WRITTEN INSTRUCTION:
Search the material for "chart" and show all lines that contain it.

SOURCE EXCERPT:
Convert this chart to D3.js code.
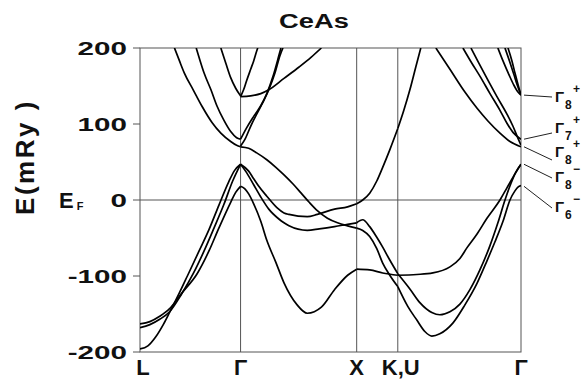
<!DOCTYPE html>
<html>
<head>
<meta charset="utf-8">
<script src="https://cdn.jsdelivr.net/npm/d3@7"></script>
<style>
body { margin: 0; background: #fff; }
svg { display: block; }
text { font-family: "Liberation Sans", Arial, sans-serif; font-weight: bold; fill: #111; }
</style>
</head>
<body>
<div id="chart"></div>
<script>
// symmetry points along the k path (units of 2pi/a)
var symLabels = ["L", "Γ", "X", "K,U", "Γ"];
var symK = [0, 0.866, 1.866, 2.220, 3.281];
var yTicks = [200, 100, 0, -100, -200];

// bands, [k, E (mRy)], one list per piece of the path
var bandsLG = [
    [[0,-196],[0.068,-192],[0.136,-180],[0.204,-163],[0.255,-148],[0.340,-122],[0.408,-100],[0.509,-67],[0.594,-39],[0.679,-7],[0.764,24],[0.815,39],[0.866,47]],
    [[0,-168],[0.085,-164],[0.170,-157],[0.255,-147],[0.357,-124],[0.458,-97],[0.552,-67],[0.637,-37],[0.722,-6],[0.798,25],[0.866,47]],
    [[0,-163],[0.085,-160],[0.170,-153],[0.255,-143],[0.357,-123],[0.492,-97],[0.594,-67],[0.679,-37],[0.781,-3],[0.824,10],[0.866,18]],
    [[0.297,200],[0.340,183],[0.382,167],[0.458,145],[0.535,123],[0.620,102],[0.696,88],[0.781,77],[0.832,72],[0.866,70]],
    [[0.484,200],[0.518,183],[0.552,167],[0.611,145],[0.662,124],[0.722,105],[0.781,90],[0.832,82],[0.866,80]],
    [[0.696,200],[0.739,180],[0.781,161],[0.824,147],[0.866,137]]
];

var bandsGX = [
    [[0.866,47],[0.936,38],[0.979,28],[1.023,18],[1.092,5],[1.179,-10],[1.240,-17],[1.283,-19],[1.440,-22],[1.527,-19],[1.675,-12],[1.788,-9],[1.866,-5]],
    [[0.866,47],[0.918,36],[0.979,20],[1.040,4],[1.109,-12],[1.196,-25],[1.240,-30],[1.283,-34],[1.440,-40],[1.544,-38],[1.675,-35],[1.788,-32],[1.866,-30]],
    [[0.866,70],[0.936,68],[1.005,62],[1.092,53],[1.170,43],[1.240,33],[1.318,21],[1.388,9],[1.457,-3],[1.527,-14],[1.614,-24],[1.701,-30],[1.788,-34],[1.866,-37]],
    [[0.866,18],[0.901,15],[0.936,8],[0.979,-5],[1.040,-28],[1.092,-53],[1.170,-82],[1.240,-109],[1.353,-138],[1.440,-149],[1.562,-141],[1.675,-118],[1.788,-99],[1.866,-91]],
    [[0.866,136],[0.892,145],[0.918,157],[0.953,172],[0.979,183],[1.005,196],[1.014,200]],
    [[0.866,136],[0.953,137],[1.040,140],[1.109,145],[1.240,160],[1.370,175],[1.475,188],[1.562,200]],
    [[0.866,80],[0.918,95],[0.979,110],[1.040,124],[1.092,140],[1.144,162],[1.196,190],[1.214,200]],
    [[0.866,71],[0.901,79],[0.953,97],[1.005,113],[1.057,128],[1.109,145],[1.162,167],[1.205,190],[1.231,200]]
];

var bandsXK = [
    [[1.866,-5],[1.918,0],[1.978,9],[2.039,25],[2.090,43],[2.151,66],[2.220,94]],
    [[1.866,-30],[1.918,-26],[1.978,-35],[2.039,-49],[2.090,-62],[2.151,-79],[2.220,-97]],
    [[1.866,-37],[1.918,-40],[1.978,-48],[2.039,-64],[2.090,-83],[2.151,-99],[2.220,-114]],
    [[1.866,-91],[1.978,-92],[2.090,-96],[2.220,-99]]
];

var bandsKG = [
    [[2.220,94],[2.272,118],[2.324,145],[2.375,175],[2.418,200]],
    [[2.220,-99],[2.384,-98],[2.522,-96],[2.669,-88],[2.755,-77],[2.815,-63],[2.901,-45],[2.988,-24],[3.100,0],[3.160,16],[3.220,32],[3.281,47]],
    [[2.220,-97],[2.324,-117],[2.410,-135],[2.513,-148],[2.582,-151],[2.669,-147],[2.755,-137],[2.841,-118],[2.927,-92],[3.014,-60],[3.082,-30],[3.143,0],[3.195,22],[3.238,37],[3.281,47]],
    [[2.220,-114],[2.306,-140],[2.384,-158],[2.453,-173],[2.513,-179],[2.582,-176],[2.694,-162],[2.798,-138],[2.901,-110],[2.988,-80],[3.057,-55],[3.126,-28],[3.186,0],[3.229,12],[3.255,17],[3.281,19]],
    [[2.548,200],[2.669,172],[2.798,142],[2.901,121],[2.996,104],[3.100,88],[3.186,77],[3.281,70]],
    [[2.781,200],[2.858,180],[2.927,163],[3.014,140],[3.100,118],[3.160,101],[3.212,89],[3.281,80]],
    [[2.850,200],[2.918,180],[2.988,160],[3.074,136],[3.160,113],[3.212,97],[3.247,84],[3.281,72]],
    [[3.082,200],[3.126,183],[3.177,165],[3.220,151],[3.255,142],[3.281,138]],
    [[3.143,200],[3.186,181],[3.220,165],[3.247,152],[3.281,138]],
    [[3.169,200],[3.203,183],[3.229,167],[3.255,152],[3.281,138]]
];

// states labelled at the right-hand Gamma point
var gammaSub = ["8", "7", "8", "8", "6"];
var gammaSup = ["+", "+", "+", "\u2212", "\u2212"];
var gammaE = [138, 80, 70, 47, 18];

var width = 581, height = 379;
var margin = { top: 48, right: 60, bottom: 27, left: 140 };

var svg = d3.select("#chart").append("svg")
    .attr("width", width)
    .attr("height", height);

var x = d3.scaleLinear().domain([0, 3.281]).range([margin.left, width - margin.right]);
var y = d3.scaleLinear().domain([-200, 200]).range([height - margin.bottom, margin.top]);

svg.append("clipPath").attr("id", "plot-clip")
    .append("rect")
    .attr("x", x(0)).attr("y", y(200))
    .attr("width", x(3.281) - x(0)).attr("height", y(-200) - y(200));

// frame, symmetry lines, Fermi level
var frame = svg.append("g").attr("stroke", "#555").attr("stroke-width", 1).attr("fill", "none");
frame.append("rect")
    .attr("x", x(0)).attr("y", y(200))
    .attr("width", x(3.281) - x(0)).attr("height", y(-200) - y(200));
frame.selectAll(".sym")
    .data(symK.slice(1, -1))
    .join("line")
    .attr("x1", d => x(d)).attr("x2", d => x(d))
    .attr("y1", y(200)).attr("y2", y(-200));
frame.append("line")
    .attr("x1", x(0)).attr("x2", x(3.281))
    .attr("y1", y(0)).attr("y2", y(0));

// left ticks and labels
frame.selectAll(".tick")
    .data(yTicks)
    .join("line")
    .attr("x1", x(0) - 7).attr("x2", x(0))
    .attr("y1", d => y(d)).attr("y2", d => y(d));

svg.selectAll(".ylab")
    .data(yTicks)
    .join("text")
    .attr("text-anchor", "end")
    .attr("font-size", 18.5)
    .attr("transform", d => `translate(${x(0) - 13},${y(d) + 6.7}) scale(1.6,1)`)
    .text(d => d < 0 ? "-" + Math.abs(d) : d);

// bands
var line = d3.line()
    .x(d => x(d[0]))
    .y(d => y(d[1]))
    .curve(d3.curveMonotoneX);

var allBands = bandsLG.concat(bandsGX, bandsXK, bandsKG);
svg.append("g")
    .attr("clip-path", "url(#plot-clip)")
    .selectAll("path")
    .data(allBands)
    .join("path")
    .attr("fill", "none")
    .attr("stroke", "#000")
    .attr("stroke-width", 1.7)
    .attr("d", line);

// bottom labels
svg.selectAll(".klab")
    .data(symLabels)
    .join("text")
    .attr("x", (d, i) => x(symK[i]) + (i === 0 ? 3 : i === 3 ? 3 : 0))
    .attr("y", 375)
    .attr("text-anchor", "middle")
    .attr("font-size", 22)
    .text(d => d);

// title
svg.append("text")
    .attr("transform", "translate(314,28) scale(1.3,1)")
    .attr("text-anchor", "middle")
    .attr("font-size", 21)
    .text("CeAs");

// y axis title
svg.append("text")
    .attr("transform", "translate(34,157) rotate(-90)")
    .attr("text-anchor", "middle")
    .attr("font-size", 26)
    .attr("letter-spacing", 2.5)
    .text("E(mRy )");

// E_F
var ef = svg.append("text").attr("x", 59).attr("y", 208).attr("font-size", 22);
ef.append("tspan").text("E");
ef.append("tspan").attr("font-size", 11).attr("dx", 3).attr("dy", 2).text("F");

// Gamma labels at the right edge
var labBase = [102, 133, 157, 182, 212];
var leadEnd = [97, 133, 160, 178, 208];
var gl = svg.append("g");
gl.selectAll("line")
    .data(gammaE)
    .join("line")
    .attr("stroke", "#222").attr("stroke-width", 1)
    .attr("x1", x(3.281) + 3).attr("y1", d => y(d))
    .attr("x2", x(3.281) + 31).attr("y2", (d, i) => leadEnd[i]);

var gt = gl.selectAll("g.gl")
    .data(gammaE)
    .join("g");
gt.append("text")
    .attr("x", 555).attr("y", (d, i) => labBase[i])
    .attr("font-size", 15)
    .text("Γ");
gt.append("text")
    .attr("x", 565).attr("y", (d, i) => labBase[i] + 7)
    .attr("font-size", 12)
    .text((d, i) => gammaSub[i]);
gt.append("text")
    .attr("x", 573).attr("y", (d, i) => labBase[i] - 9)
    .attr("font-size", 12)
    .text((d, i) => gammaSup[i]);
</script>
</body>
</html>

EXERCISE RESULT:
Convert this chart to D3.js code.
<div id="chart"></div>
var svg = d3.select("#chart").append("svg")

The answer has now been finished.